On Tuesday, March 14, 2017 at 9:16:58 PM UTC-7, Tim McNamara wrote:
On Wed, 15 Mar 2017 07:49:50 +0700, John B wrote:
On Tue, 14 Mar 2017 10:51:45 -0400, Frank Krygowski
wrote:

https://janheine.wordpress.com

Today's blog post is about building strong wheels.


He seems to ignore the upper spokes. If the bottom spokes become
unloaded ( looser) then, logically, the top spokes must become more
highly loaded (tighter) :-) -- Cheers,


groan And here we go again... ;-)


The conversation always reminds me of The Boonie Book.
https://www.amazon.com/Boonie-Book-R.../dp/0912656174

We had a copy when I was a kid and I read it over and over and practiced the tricks and maintained my hodaka as instructed.
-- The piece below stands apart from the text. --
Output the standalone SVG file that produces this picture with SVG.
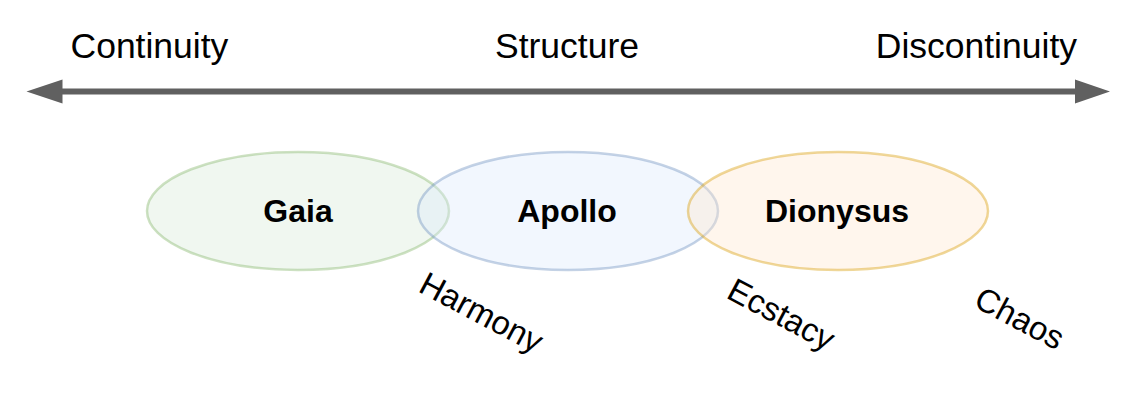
<svg xmlns="http://www.w3.org/2000/svg" width="1137" height="408" viewBox="0 0 1137 408">
<style>
.t{font-family:"Liberation Sans",Arial,Helvetica,sans-serif;fill:#000}
.top{font-size:35.5px}
.b{font-size:32px;font-weight:bold;text-anchor:middle}
.r{font-size:33px;text-anchor:middle}
.e{stroke-width:2.5;fill-opacity:0.35;stroke-opacity:0.4}
</style>
<rect width="1137" height="408" fill="#ffffff"/>
<g id="connectors">
<line x1="60" y1="91.5" x2="1077" y2="91.5" stroke="#606060" stroke-width="6"/>
<polygon points="26.5,91.5 62.5,79.5 62.5,103.5" fill="#606060"/>
<polygon points="1110,91.5 1075,79.5 1075,103.5" fill="#606060"/>
</g>
<g id="label-continuity"><text class="t top" x="70.5" y="58">Continuity</text></g>
<g id="label-structure"><text class="t top" x="567" y="58" text-anchor="middle">Structure</text></g>
<g id="label-discontinuity"><text class="t top" x="1077" y="58" text-anchor="end">Discontinuity</text></g>
<g id="gaia">
<ellipse class="e" cx="298" cy="211" rx="151" ry="59" fill="#d5e8d4" stroke="#82b366"/>
<text class="t b" x="298" y="222">Gaia</text>
</g>
<g id="apollo">
<ellipse class="e" cx="568" cy="211" rx="150" ry="59" fill="#dae8fc" stroke="#6c8ebf"/>
<text class="t b" x="567" y="222">Apollo</text>
</g>
<g id="dionysus">
<ellipse class="e" cx="838" cy="211" rx="150" ry="59" fill="#ffe6cc" stroke="#d79b00"/>
<text class="t b" x="837" y="222">Dionysus</text>
</g>
<g id="label-harmony"><text class="t r" transform="translate(480,315) rotate(28)" x="0" y="8.3">Harmony</text></g>
<g id="label-ecstacy"><text class="t r" transform="translate(780,317) rotate(28)" x="0" y="8.3">Ecstacy</text></g>
<g id="label-chaos"><text class="t r" transform="translate(1020,317.5) rotate(28)" x="0" y="12">Chaos</text></g>
</svg>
The author, Carl Shipman, who also wrote a series of books about cameras (How to use Canon SLR Cameras, How to use Nikon SLR Cameras, ...) had a very paternalistic writing style and sounded very knowledgeable. He went into discussions of stuff like rake and trail which were very interesting.
He also claimed, in his typical paternalistic and reassuring way, that tying and soldering spokes makes a stronger wheel. He also explained, accompanied by a series of drawings, that while a wooden-spoke wagon wheel stands on the bottom spoke, a tangenitally-laced wire-spoke wheel hangs from the top two.